The greatest danger was the bureaucratic gag.  Lenin _never_ forgot 
that the Western working class _had_ an eye on the fSU.  Neither did 
Trotsky.  It took people that size to lead the efforts: people who 
would be able to give form to the aspirations of the peoples of the 
fSU without losing sight of the aspirations of the workers in the 
West.  

That is, people who could grasp the "world-historical goals" in their 
full concreteness, which in those times was still embodied in the 
proletarians of the central countries of the Empire.  The possibility 
that these proletarians would ultimately fail to their historic 
mission was still an open issue (I think that, for a whole historical 
period, this failure cannot be questioned _now_, but it could,. it 
certainly could, 80 years ago).  In a sense, the bureaucratic layer 
that expelled Trotsky and so many others made their mind too easily 
on this issue, thus helping to shape the final result.
 
Thus, the responsibilities of the Soviet bureaucrats must not be 
placed on the so to say "administrative measures" they took to solve 
the immediate problems they had at hand.  This is, in fact, what one 
_expects_ from a bureaucrat.  The responsibilities lie, IMHO, in 
their limited ability to grasp the deep human movement of things.

This is what made Lenin, or Trotsky, greater than those who took 
their place after 1923-25.  Organizative solutions to political 
problems were, probably, the curse of the October revolution.  If we 
are to talk about "guilt", let us say that the guilt for the failure 
of the Western working class to understand their role in the 
attainment of the "global-historical goals" must be placed, in the 
first place, at this working class's doorstep (I would perhaps make a 
distinction with the German working class), but in the second place 
in the absolute lack of interest of the Soviet bureaucrats towards 
the philosophical, human and political (that is, in the end, the 
dynamical and revolutionary) side of politics.

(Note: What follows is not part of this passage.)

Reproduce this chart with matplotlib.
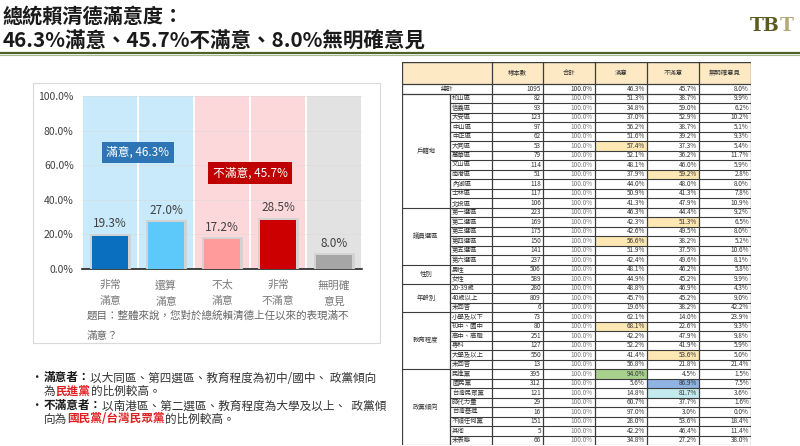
import matplotlib.pyplot as plt
import matplotlib.patheffects as pe
from matplotlib.lines import Line2D
from matplotlib.patches import Rectangle

plt.rcParams['font.family'] = ['Noto Sans CJK TC', 'DejaVu Sans']

# ---- chart data ----
categories = ['非常\n滿意', '還算\n滿意', '不太\n滿意', '非常\n不滿意', '無明確\n意見']
values = [19.3, 27.0, 17.2, 28.5, 8.0]
bar_colors = ['#0b6fbf', '#5dc9fb', '#ff9b9b', '#cc0000', '#a6a6a6']
band_colors = ['#c9eafb', '#c9eafb', '#fdd8db', '#fdd8db', '#e2e2e2']

# ---- table data ----
headers = ['樣本數', '合計', '滿意', '不滿意', '無明確意見']
total_row = [1095, 100.0, 46.3, 45.7, 8.0]
groups = ['戶籍地', '議員選區', '性別', '年齡別', '教育程度', '政黨傾向']
group_sizes = [12, 6, 2, 3, 6, 8]
row_labels = ['松山區', '信義區', '大安區', '中山區', '中正區', '大同區', '萬華區',
              '文山區', '南港區', '內湖區', '士林區', '北投區',
              '第一選區', '第二選區', '第三選區', '第四選區', '第五選區', '第六選區',
              '男性', '女性',
              '20-39歲', '40歲以上', '未回答',
              '小學及以下', '初中、國中', '高中、高職', '專科', '大學及以上', '未回答',
              '民進黨', '國民黨', '台灣民眾黨', '時代力量', '台灣基進', '不傾任何黨', '其他', '未表態']
sample_n = [82, 93, 123, 97, 62, 53, 79, 114, 51, 118, 117, 106,
            223, 169, 175, 150, 141, 237,
            506, 589,
            280, 809, 6,
            73, 80, 251, 127, 550, 13,
            395, 312, 121, 29, 16, 151, 5, 66]
row_total = 100.0
satisfied = [51.3, 34.8, 37.0, 56.2, 51.6, 57.4, 52.1, 48.1, 37.9, 44.0, 50.9, 41.3,
             46.3, 42.3, 42.6, 56.6, 51.9, 42.4,
             48.1, 44.9,
             48.8, 45.7, 19.6,
             62.1, 68.1, 42.2, 52.2, 41.4, 56.8,
             94.0, 5.6, 14.8, 60.7, 97.0, 28.0, 42.2, 34.8]
unsatisfied = [38.7, 59.0, 52.9, 38.7, 39.2, 37.3, 36.2, 46.0, 59.2, 48.0, 41.3, 47.9,
               44.4, 51.3, 49.5, 38.2, 37.5, 49.6,
               46.2, 45.2,
               46.9, 45.2, 38.2,
               14.0, 22.6, 47.9, 41.9, 53.6, 21.8,
               4.5, 86.9, 81.7, 37.7, 3.0, 53.6, 46.4, 27.2]
no_opinion = [9.9, 6.2, 10.2, 5.1, 9.3, 5.4, 11.7, 5.9, 2.8, 8.0, 7.8, 10.9,
              9.2, 6.5, 8.0, 5.2, 10.6, 8.1,
              5.8, 9.9,
              4.3, 9.0, 42.2,
              23.9, 9.3, 9.8, 5.9, 5.0, 21.4,
              1.5, 7.5, 3.6, 1.6, 0.0, 18.4, 11.4, 38.0]
# (row index, column index, fill)
highlights = [(5, 4, '#fde7b3'), (8, 5, '#fde7b3'), (13, 5, '#fde7b3'), (15, 4, '#fde7b3'),
              (24, 4, '#fde7b3'), (27, 5, '#fde7b3'), (29, 4, '#a9d18e'),
              (30, 5, '#8fb4e3'), (31, 5, '#c3eaee')]

W, H = 800, 446


def fx(x):
    return x / W


def fy(y):
    return 1 - y / H


fig = plt.figure(figsize=(8, 4.46), dpi=100)
renderer = fig.canvas.get_renderer()


def rich(x0, y0, parts, size=8.4, family=None):
    cx = x0
    for s, color, weight in parts:
        kw = {'family': family} if family else {}
        t = fig.text(fx(cx), fy(y0), s, fontsize=size, color=color, fontweight=weight,
                     va='center', ha='left', **kw)
        cx += t.get_window_extent(renderer=renderer).width


# ---- title ----
fig.text(fx(3), fy(16), '總統賴清德滿意度：', fontsize=14.5, fontweight='bold',
         va='center', ha='left', color='#1a1a1a')
fig.text(fx(3), fy(40), '46.3%滿意、45.7%不滿意、8.0%無明確意見', fontsize=14.8,
         fontweight='bold', va='center', ha='left', color='#1a1a1a')
fig.add_artist(Line2D([0, 1], [fy(53), fy(53)], color='#4f6228', lw=1.6))
fig.add_artist(Line2D([0, 1], [fy(55), fy(55)], color='#a9bd8c', lw=0.8))

# logo
rich(750, 26, [('TB', '#5b5a1f', 'bold'), ('T', '#b3a977', 'bold')], size=13.5,
     family='DejaVu Serif')

# ---- chart panel ----
fig.add_artist(Rectangle((fx(33), fy(343)), fx(380) - fx(33), fy(83) - fy(343),
                         transform=fig.transFigure, fill=False, ec='#d9d9d9', lw=0.8))

ax = fig.add_axes([fx(82), fy(269), fx(362) - fx(82), fy(96) - fy(269)])
x = range(len(values))
ax.bar(x, [100] * len(values), width=0.965, color=band_colors, zorder=0)
bars = ax.bar(x, values, width=0.64, color=bar_colors, zorder=3)
for b in bars:
    b.set_path_effects([pe.Stroke(linewidth=3.5, foreground='#d2d2d2'), pe.Normal()])
for xi, v in zip(x, values):
    ax.annotate(f'{v:.1f}%', (xi, v), xytext=(0, 4), textcoords='offset points',
                ha='center', va='bottom', fontsize=8.5, color='#404040', zorder=4)

ax.text(0.5, 67.5, f'滿意, {values[0] + values[1]:.1f}%', ha='center', va='center',
        color='white', fontsize=8.5, zorder=5,
        bbox=dict(boxstyle='square,pad=0.35', fc='#2e75b6', ec='none'))
ax.text(2.5, 55.5, f'不滿意, {values[2] + values[3]:.1f}%', ha='center', va='center',
        color='white', fontsize=8.5, zorder=5,
        bbox=dict(boxstyle='square,pad=0.35', fc='#c00000', ec='none'))

ax.set_xlim(-0.5, len(values) - 0.5)
ax.set_ylim(0, 100)
ax.set_yticks(range(0, 101, 20))
ax.set_yticklabels([f'{t:.1f}%' for t in range(0, 101, 20)])
ax.set_xticks(list(x))
ax.set_xticklabels(categories, linespacing=1.75)
ax.set_axisbelow(True)
ax.yaxis.grid(True, color='#d8d8d8', lw=0.5, alpha=0.6)
for s in ['left', 'right', 'top']:
    ax.spines[s].set_visible(False)
ax.spines['bottom'].set_color('#222222')
ax.spines['bottom'].set_linewidth(1.2)
ax.tick_params(axis='y', length=0, labelsize=7.5, colors='#404040', pad=6)
ax.tick_params(axis='x', length=0, labelsize=7.8, colors='#7a7a7a', pad=8)

fig.text(fx(87), fy(316), '題目：整體來說，您對於總統賴清德上任以來的表現滿不',
         fontsize=7.6, color='#666666', va='center')
fig.text(fx(87), fy(336), '滿意？', fontsize=7.6, color='#666666', va='center')

# ---- bullet text ----
fig.text(fx(30), fy(378), '•', fontsize=9, va='center', color='#222222')
fig.text(fx(30), fy(406), '•', fontsize=9, va='center', color='#222222')
rich(44, 378, [('滿意者：', '#1a1a1a', 'bold'),
               ('以大同區、第四選區、教育程度為初中/國中、 政黨傾向', '#333333', 'normal')])
rich(44, 391, [('為', '#333333', 'normal'), ('民進黨', '#e02020', 'bold'),
               ('的比例較高。', '#333333', 'normal')])
rich(44, 406, [('不滿意者：', '#1a1a1a', 'bold'),
               ('以南港區、第二選區、教育程度為大學及以上、  政黨傾', '#333333', 'normal')])
rich(44, 419, [('向為', '#333333', 'normal'), ('國民黨/台灣民眾黨', '#e02020', 'bold'),
               ('的比例較高。', '#333333', 'normal')])

# ---- table ----
col_w = [48, 42, 51, 52, 52, 52, 52]
edges = [0]
for w in col_w:
    edges.append(edges[-1] + w)
header_h = 22
row_h = 9.5
n_rows = len(row_labels) + 1
tab_h = header_h + row_h * n_rows

tax = fig.add_axes([fx(402), fy(445), fx(751) - fx(402), fy(62) - fy(445)])
tax.set_xlim(0, edges[-1])
tax.set_ylim(tab_h, 0)
tax.axis('off')

lc = '#3c3c3c'
fs = 4.6
tax.add_patch(Rectangle((0, 0), edges[-1], header_h, fc='#fde9c4', ec='none'))
for j, h in enumerate(headers):
    tax.text((edges[j + 2] + edges[j + 3]) / 2, header_h / 2, h, ha='center', va='center',
             fontsize=fs, color='#333333')

for r, c, col in highlights:
    y0 = header_h + row_h * (r + 1)
    tax.add_patch(Rectangle((edges[c], y0), col_w[c], row_h, fc=col, ec='none'))


def cell_texts(yc, n, tot, s, u, o, gray_total=True):
    tax.text(edges[3] - 2, yc, f'{n}', ha='right', va='center', fontsize=fs, color='#333333')
    tax.text(edges[4] - 2, yc, f'{tot:.1f}%', ha='right', va='center', fontsize=fs,
             color='#777777' if gray_total else '#333333')
    for k, v in enumerate([s, u, o]):
        tax.text(edges[5 + k] - 2, yc, f'{v:.1f}%', ha='right', va='center', fontsize=fs,
                 color='#333333')


# total row
yc = header_h + row_h / 2
tax.text((edges[0] + edges[2]) / 2, yc, '總計', ha='center', va='center', fontsize=fs,
         color='#333333')
cell_texts(yc, total_row[0], total_row[1], total_row[2], total_row[3], total_row[4], False)

# body rows
group_end = []
acc = 0
for g, gs in zip(groups, group_sizes):
    gy0 = header_h + row_h * (acc + 1)
    tax.text((edges[0] + edges[1]) / 2, gy0 + row_h * gs / 2, g, ha='center', va='center',
             fontsize=fs, color='#333333')
    acc += gs
    group_end.append(acc - 1)

for i, lab in enumerate(row_labels):
    y0 = header_h + row_h * (i + 1)
    yc = y0 + row_h / 2
    tax.text(edges[1] + 2, yc, lab, ha='left', va='center', fontsize=fs, color='#333333')
    cell_texts(yc, sample_n[i], row_total, satisfied[i], unsatisfied[i], no_opinion[i])
    x_start = edges[0] if i in group_end else edges[1]
    tax.plot([x_start, edges[-1]], [y0 + row_h] * 2, color=lc, lw=0.8)

tax.plot([0, edges[-1]], [header_h] * 2, color=lc, lw=0.9)
tax.plot([0, edges[-1]], [header_h + row_h] * 2, color=lc, lw=0.9)
tax.plot([0, edges[-1]], [0, 0], color=lc, lw=1.0)
for e in [edges[0], edges[-1]] + edges[2:-1]:
    tax.plot([e, e], [0, tab_h], color=lc, lw=0.9)
tax.plot([edges[1], edges[1]], [header_h + row_h, tab_h], color=lc, lw=0.9)

fig.savefig('out.png', dpi=100)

Take the Spanish War example.  It may be argued whether Stalin was 
right or wrong in his idea that an agreement with the Spanish 
bourgeoisie was necessary or not.  This kind of argument is, and for 
good reasons, banned on Marxmail.  But allow me to advance a 
different issue:  what cannot be argued is that the bureaucratic 
imposition (shooting of militant fighters on one's own camp included) 
of the line that came to Spain together with Soviet weaponry would 
only demoralize the Republican ranks.  Which happened.



Néstor Miguel Gorojovsky
nestorgoro at fibertel.com.ar

_ _ _ _ _ _ _ _ _ _ _ _ _ _ _ _ _ _ _ _ _ _ _ _ _ _ _ _ _ 
"Sí, una sola debe ser la patria de los sudamericanos".